A business leader involved in the development of the largest offshore wind farm in the world has joined forces with a group spearheading a bid to win green freeport status in the Highlands.
Former SSE Renewables managing director Jim Smith has agreed to take on the role of chair of Opportunity Cromarty Firth (OCF), the consortium leading the bid for green freeport status for the Inverness and Cromarty Firth area.
Offshore wind is a key driver of the need to ramp up port capacity in Scotland in the wake of ScotWind – a leasing round which is expected to deliver 17 major offshore wind projects and drive investment worth £25 billion.
Landing green freeport status will cement ports’ ability to benefit from contracts and spending – OCF has estimated a successful bid could create a “super wind hub” on the firth, attracting £2.5 billion of private sector investment and creating 25,000 jobs across the Highlands.
However the region is in a fierce competition with other ports consortiums in Scotland to land the status which includes a share of £52 million of government funding alongside a package of tax and customs allowances and investment incentives.
Five areas have made bids to become green freeports under a scheme agreed by the Scottish and UK Governments, but only two will win.
Wind in their sails
Mr Smith, who retired from a 30-year career at the Perth-based energy giant in April, led the establishment of the offshore wind business in 2018.
SSE Renewables is now one of the most significant builders of offshore wind capacity, including the largest offshore wind farm in the world at Dogger Bank.
He is the first person to take the position at the partnership, which includes three Highland ports and Inverness Airport, as well as private and public sector organisations and academic bodies.
Mr Smith said: “This is an exciting time to be joining Opportunity Cromarty Firth and I am looking forward to working with all the partners that have united behind this important bid.
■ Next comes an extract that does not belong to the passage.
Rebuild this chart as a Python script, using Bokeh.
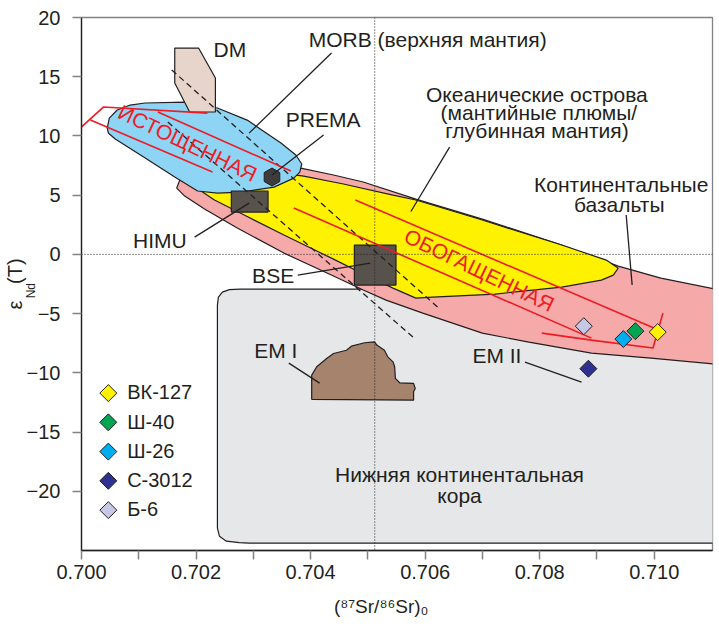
import numpy as np
from bokeh.plotting import figure
from bokeh.models import Range1d, FixedTicker, PrintfTickFormatter, Label, Span, LinearAxis
from bokeh.embed import file_html
from bokeh.resources import INLINE

FONT = "Liberation Sans"
INK = "#231f20"
RED = "#ed1c24"
NB = "\u00a0"

# ---------------- data ----------------
samples = ["ВК-127", "Ш-40", "Ш-26", "С-3012", "Б-6"]
sample_sr = [0.71006, 0.70967, 0.70946, 0.70885, 0.70877]
sample_nd = [-6.56, -6.48, -7.15, -9.65, -6.06]
sample_colors = ["#fff200", "#00a651", "#00aeef", "#2e3192", "#c7c8e6"]

# lower continental crust field
crust_sr = [0.702373, 0.702390, 0.702460, 0.702581, 0.702772, 0.7115, 0.7115,
            0.702927, 0.702754, 0.702529, 0.702408, 0.702373]
crust_nd = [-4.28, -3.61, -3.19, -2.98, -2.93, -2.93, -24.38,
            -24.38, -24.34, -24.21, -23.79, -23.11]

# continental basalts field
cb_sr = [0.701663, 0.701715, 0.701975, 0.702668, 0.703361, 0.703828, 0.704400, 0.704919,
         0.705838, 0.706998, 0.708384, 0.709371, 0.710116, 0.711069, 0.711069,
         0.709943, 0.708904, 0.707812, 0.706998, 0.705959, 0.705318, 0.704919,
         0.704400, 0.703534, 0.702720, 0.702148, 0.701802]
cb_nd = [5.60, 6.27, 6.78, 7.04, 7.20, 7.29, 6.70, 6.11,
         4.67, 2.98, 0.79, -0.99, -2.00, -2.93, -9.26,
         -8.76, -8.34, -7.41, -6.65, -4.96, -3.86, -3.01,
         -1.83, 0.11, 2.22, 3.83, 4.92]

# oceanic islands field
oib_sr = [0.702061, 0.702148, 0.703014, 0.703620, 0.703880, 0.704573, 0.705439, 0.705838,
          0.706998, 0.708384, 0.709163, 0.709371, 0.709285, 0.709077, 0.708384,
          0.707223, 0.706132, 0.705838, 0.705439, 0.704919, 0.704400, 0.703534,
          0.702841, 0.702321]
oib_nd = [5.43, 6.02, 6.27, 6.78, 6.61, 5.94, 5.01, 4.59,
          2.90, 0.79, -0.48, -1.16, -1.75, -2.17, -2.76,
          -3.35, -3.61, -3.69, -2.85, -1.66, -0.40, 1.63,
          3.32, 4.59]

# MORB field
morb_sr = [0.700450, 0.700485, 0.700624, 0.700849, 0.701109, 0.701802, 0.702373, 0.702893,
           0.703482, 0.703742, 0.703846, 0.703811, 0.703707, 0.703361, 0.702789,
           0.702373, 0.702027, 0.701628, 0.701057, 0.700589, 0.700468]
morb_nd = [10.67, 11.51, 12.19, 12.61, 12.78, 12.86, 12.36, 11.34,
           9.40, 8.39, 7.63, 6.95, 6.44, 5.68, 5.26,
           5.18, 5.35, 6.53, 8.30, 9.74, 10.25]

# DM field
dm_sr = [0.701628, 0.702044, 0.702338, 0.702338, 0.701888, 0.701628]
dm_nd = [17.42, 17.42, 14.89, 12.02, 12.02, 14.47]

# EM I field
em1_sr = [0.704019, 0.704019, 0.704107, 0.704280, 0.704400, 0.704626, 0.704712, 0.704943,
          0.705116, 0.705156, 0.705289, 0.705347, 0.705439, 0.705468, 0.705480,
          0.705555, 0.705798, 0.705827, 0.705798, 0.705798]
em1_nd = [-12.24, -10.19, -9.49, -8.79, -8.37, -8.09, -7.75, -7.46,
          -7.38, -7.66, -8.09, -8.65, -9.07, -9.49, -10.47,
          -10.84, -10.89, -11.32, -11.60, -12.31]

# end-member boxes (HIMU, BSE) and PREMA
box_left = [0.702616, 0.704764]
box_right = [0.703257, 0.705491]
box_top = [5.35, 0.79]
box_bottom = [3.57, -2.59]
prema_sr = [0.703326]
prema_nd = [6.53]

# mantle array (dashed)
array_sr = [[0.701576, 0.706219], [0.701507, 0.705786]]
array_nd = [[15.57, -4.45], [11.17, -6.98]]

# BSE reference lines
bse_sr = 0.70512
bse_nd = 0.0

# red trend arrows
arrow_sr = [[0.699983, 0.700381, 0.702200],
            [0.700156, 0.702287],
            [0.701334, 0.703655],
            [0.704781, 0.709995],
            [0.703707, 0.708904],
            [0.708037, 0.708904, 0.709978, 0.710151]]
arrow_nd = [[10.68, 12.44, 11.93],
            [11.34, 6.95],
            [12.02, 7.04],
            [4.59, -6.22],
            [3.91, -7.07],
            [-6.65, -7.24, -7.91, -4.96]]

# leader lines
lead_x0 = [0.704365, 0.704227, 0.701975, 0.703776, 0.706427, 0.709510, 0.703620, 0.707743]
lead_y0 = [17.00, 10.08, 1.46, -1.75, 9.06, 3.32, -9.18, -9.10]
lead_x1 = [0.702927, 0.703326, 0.702927, 0.705041, 0.705751, 0.709614, 0.704157, 0.708730]
lead_y1 = [10.24, 6.70, 4.33, -0.73, 3.62, -2.59, -10.87, -10.79]

# annotation texts: text, x, y (baseline), align
notes = [
    ("DM", 0.702304, 17.34, "left"),
    ("MORB (верхняя мантия)", 0.703967, 18.18, "left"),
    ("PREMA", 0.703568, 11.40, "left"),
    ("HIMU", 0.700901, 1.18, "left"),
    ("BSE", 0.702979, -1.77, "left"),
    ("Океанические острова", 0.707951, 13.51, "center"),
    ("(мантийные плюмы/", 0.707985, 11.99, "center"),
    ("глубинная мантия)", 0.707951, 10.47, "center"),
    ("Континентальные", 0.709423, 5.91, "center"),
    ("базальты", 0.709388, 4.22, "center"),
    ("EM I", 0.703014, -8.11, "left"),
    ("EM II", 0.706825, -8.53, "left"),
    ("Нижняя континентальная", 0.706600, -18.57, "center"),
    ("кора", 0.706600, -20.35, "center"),
]
trend_notes = [
    ("ИСТОЩЕННАЯ", 0.701853, 9.40, -0.445),
    ("ОБОГАЩЕННАЯ", 0.706946, -1.33, -0.450),
]

x_major = [0.700, 0.702, 0.704, 0.706, 0.708, 0.710]
x_minor = [0.701, 0.703, 0.705, 0.707, 0.709]
y_ticks = [-20, -15, -10, -5, 0, 5, 10, 15, 20]

x_title = "(\u2078\u2077Sr/\u2078\u2076Sr)\u2080"
y_title_main = "\u03b5" + NB * 3 + "(T)"
y_title_sub = "Nd"

# ---------------- figure ----------------
p = figure(width=719, height=626, x_range=Range1d(0.700, 0.711017), y_range=Range1d(-25, 20),
           output_backend="svg", toolbar_location=None,
           min_border_left=76, min_border_right=7, min_border_top=17, min_border_bottom=76)
p.grid.visible = False
p.outline_line_color = "#808285"
p.outline_line_width = 1.3

p.xaxis.ticker = FixedTicker(ticks=x_major, minor_ticks=x_minor)
p.xaxis.formatter = PrintfTickFormatter(format="%.3f")
p.yaxis.ticker = FixedTicker(ticks=y_ticks)
p.yaxis.major_label_overrides = {t: str(t).replace("-", "\u2212") for t in y_ticks}
for ax in (p.xaxis[0], p.yaxis[0]):
    ax.axis_line_color = INK
    ax.axis_line_width = 1.3
    ax.major_tick_line_color = "#808285"
    ax.major_tick_line_width = 1.5
    ax.major_tick_out = 9
    ax.major_tick_in = 0
    ax.minor_tick_out = 9
    ax.minor_tick_in = 0
    ax.major_label_text_font = FONT
    ax.major_label_text_font_size = "20px"
    ax.major_label_text_color = INK
    ax.axis_label_text_font = FONT
    ax.axis_label_text_font_style = "normal"
    ax.axis_label_text_color = INK
p.xaxis.minor_tick_line_color = "#808285"
p.xaxis.minor_tick_line_width = 1.5
p.yaxis.minor_tick_line_color = None
p.xaxis.major_label_standoff = 5
p.yaxis.major_label_standoff = 12

# axis titles
p.xaxis.axis_label = x_title + NB * 6
p.xaxis.axis_label_text_font_size = "19px"
p.xaxis.axis_label_standoff = 14
p.yaxis.axis_label = y_title_sub + NB * 4
p.yaxis.axis_label_text_font_size = "12px"
p.yaxis.axis_label_standoff = -14

ytitle = LinearAxis(ticker=FixedTicker(ticks=[]), axis_label=y_title_main)
ytitle.axis_line_color = None
ytitle.major_tick_line_color = None
ytitle.minor_tick_line_color = None
ytitle.major_tick_out = 0
ytitle.minor_tick_out = 0
ytitle.major_tick_in = 0
ytitle.minor_tick_in = 0
ytitle.major_label_standoff = 0
ytitle.axis_label_standoff = -5
ytitle.axis_label_text_font = FONT
ytitle.axis_label_text_font_size = "20px"
ytitle.axis_label_text_font_style = "normal"
ytitle.axis_label_text_color = INK
p.add_layout(ytitle, "left")

# fields
p.patch(crust_sr, crust_nd, fill_color="#e6e7e8", line_color=INK, line_width=1.2)
p.patch(cb_sr, cb_nd, fill_color="#f6a9a9", line_color=INK, line_width=1.2)
p.patch(oib_sr, oib_nd, fill_color="#fff200", line_color=INK, line_width=1.2)
p.patch(morb_sr, morb_nd, fill_color="#8ed4f4", line_color=INK, line_width=1.2)
p.patch(dm_sr, dm_nd, fill_color="#e7d4cb", line_color=INK, line_width=1.2)
p.patch(em1_sr, em1_nd, fill_color="#a6836d", line_color=INK, line_width=1.2)

p.quad(left=box_left, right=box_right, top=box_top, bottom=box_bottom,
       fill_color="#58524c", line_color=INK, line_width=1.2)
p.scatter(prema_sr, prema_nd, marker="hex", size=18, angle=np.pi / 6,
          fill_color="#3e3c3b", line_color=INK, line_width=1)

p.multi_line(array_sr, array_nd, line_color=INK, line_width=1.3, line_dash="6 4")
p.add_layout(Span(location=bse_sr, dimension="height", line_color=INK, line_width=1, line_dash="1 2"))
p.add_layout(Span(location=bse_nd, dimension="width", line_color=INK, line_width=1, line_dash="1 2"))

p.multi_line(arrow_sr, arrow_nd, line_color=RED, line_width=1.6)
p.segment(lead_x0, lead_y0, lead_x1, lead_y1, line_color=INK, line_width=1.3)

# samples
p.scatter(sample_sr, sample_nd, marker="square", size=12, angle=np.pi / 4,
          fill_color=sample_colors, line_color=INK, line_width=1)

# legend (manual)
leg_x = 0.700468
leg_y0 = -11.71
leg_step = 2.47
leg_y = [leg_y0 - i * leg_step for i in range(len(samples))]
p.scatter([leg_x] * len(samples), leg_y, marker="square", size=12, angle=np.pi / 4,
          fill_color=sample_colors, line_color=INK, line_width=1)
for s, yy in zip(samples, leg_y):
    p.add_layout(Label(x=0.700797, y=yy + 0.06, text=s, text_font=FONT, text_font_size="20px",
                       text_color=INK, text_align="left", text_baseline="alphabetic"))

for t, xx, yy, al in notes:
    p.add_layout(Label(x=xx, y=yy, text=t, text_font=FONT, text_font_size="21px",
                       text_color=INK, text_align=al, text_baseline="alphabetic"))

for t, xx, yy, ang in trend_notes:
    p.add_layout(Label(x=xx, y=yy, text=t, angle=ang, text_font=FONT, text_font_size="21px",
                       text_color=RED, text_align="center", text_baseline="middle"))

open("out.html", "w").write(file_html(p, INLINE))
“The Highlands are going to be at the heart of rapid development of the UK’s offshore wind industry for decades to come and whether the full benefits of that once-in-a-generation opportunity are realised locally and nationally will be determined by the green freeport decision.
“The area is already in pole position in the sector and is the only Scottish location with the land space, facilities and experienced supply chain needed to deliver floating wind at the scale and speed to meet current targets and compete with established facilities abroad.”
The OCF consortium, launched in 2020, includes the ports of Cromarty Firth, Nigg and Inverness, as well as the Highlands’ main air terminal and Inverness Airport Business Park.
It is backed by Inverness Chamber of Commerce and more than a dozen businesses, along with public sector organisations including the Highland Council and the University of the Highlands and Islands (UHI).
Speaking on behalf of the consortium, Port of Cromarty Firth chief executive, Bob Buskie, said: “The port facilities at Invergordon and Nigg on the Cromarty Firth, with the local supply chain, have already supported more offshore wind projects than any other Scottish ports.
“In his previous role, Jim was responsible for two of those huge projects and knows exactly the capability, capacity and potential the firth can offer this important and rapidly expanding industry.”
OCF submitted its bid for a green freeport centred on Inverness and the Cromarty Firth to the Scottish and UK governments last month and the results are expected at the end of the summer.
Who are the Scottish green freeport runners and riders?
In addition to the bid led by OCF, there are four rival bidders.
North East Scotland Green Freeport (NESGF) group is backing a bid in Aberdeen and Peterhead.
The consortium, led consortium is led by the Port of Aberdeen, Peterhead Port Authority, Aberdeen International Airport, and the region’s two local authorities has estimated a successful bid would create 30,000 jobs in the north-east.
Orkney Council has also thrown its hat into the ring for an Orkney Green Freeport.
There are two further bids in the central belt:
What is a green freeport?
A “green freeport” is a large zoned area within a defined boundary extending around 28 miles (45km) which includes rail, sea or airport.
Operators and businesses in the zone can benefit from a package of tax and other incentives, with supporters saying they fuel economic growth.
The concept has attracted support from across the political spectrum, aside from Greens who do not back green freeports.
North East Green MSP Maggie Chapman said it’s all just a “greenwashed Brexit project”.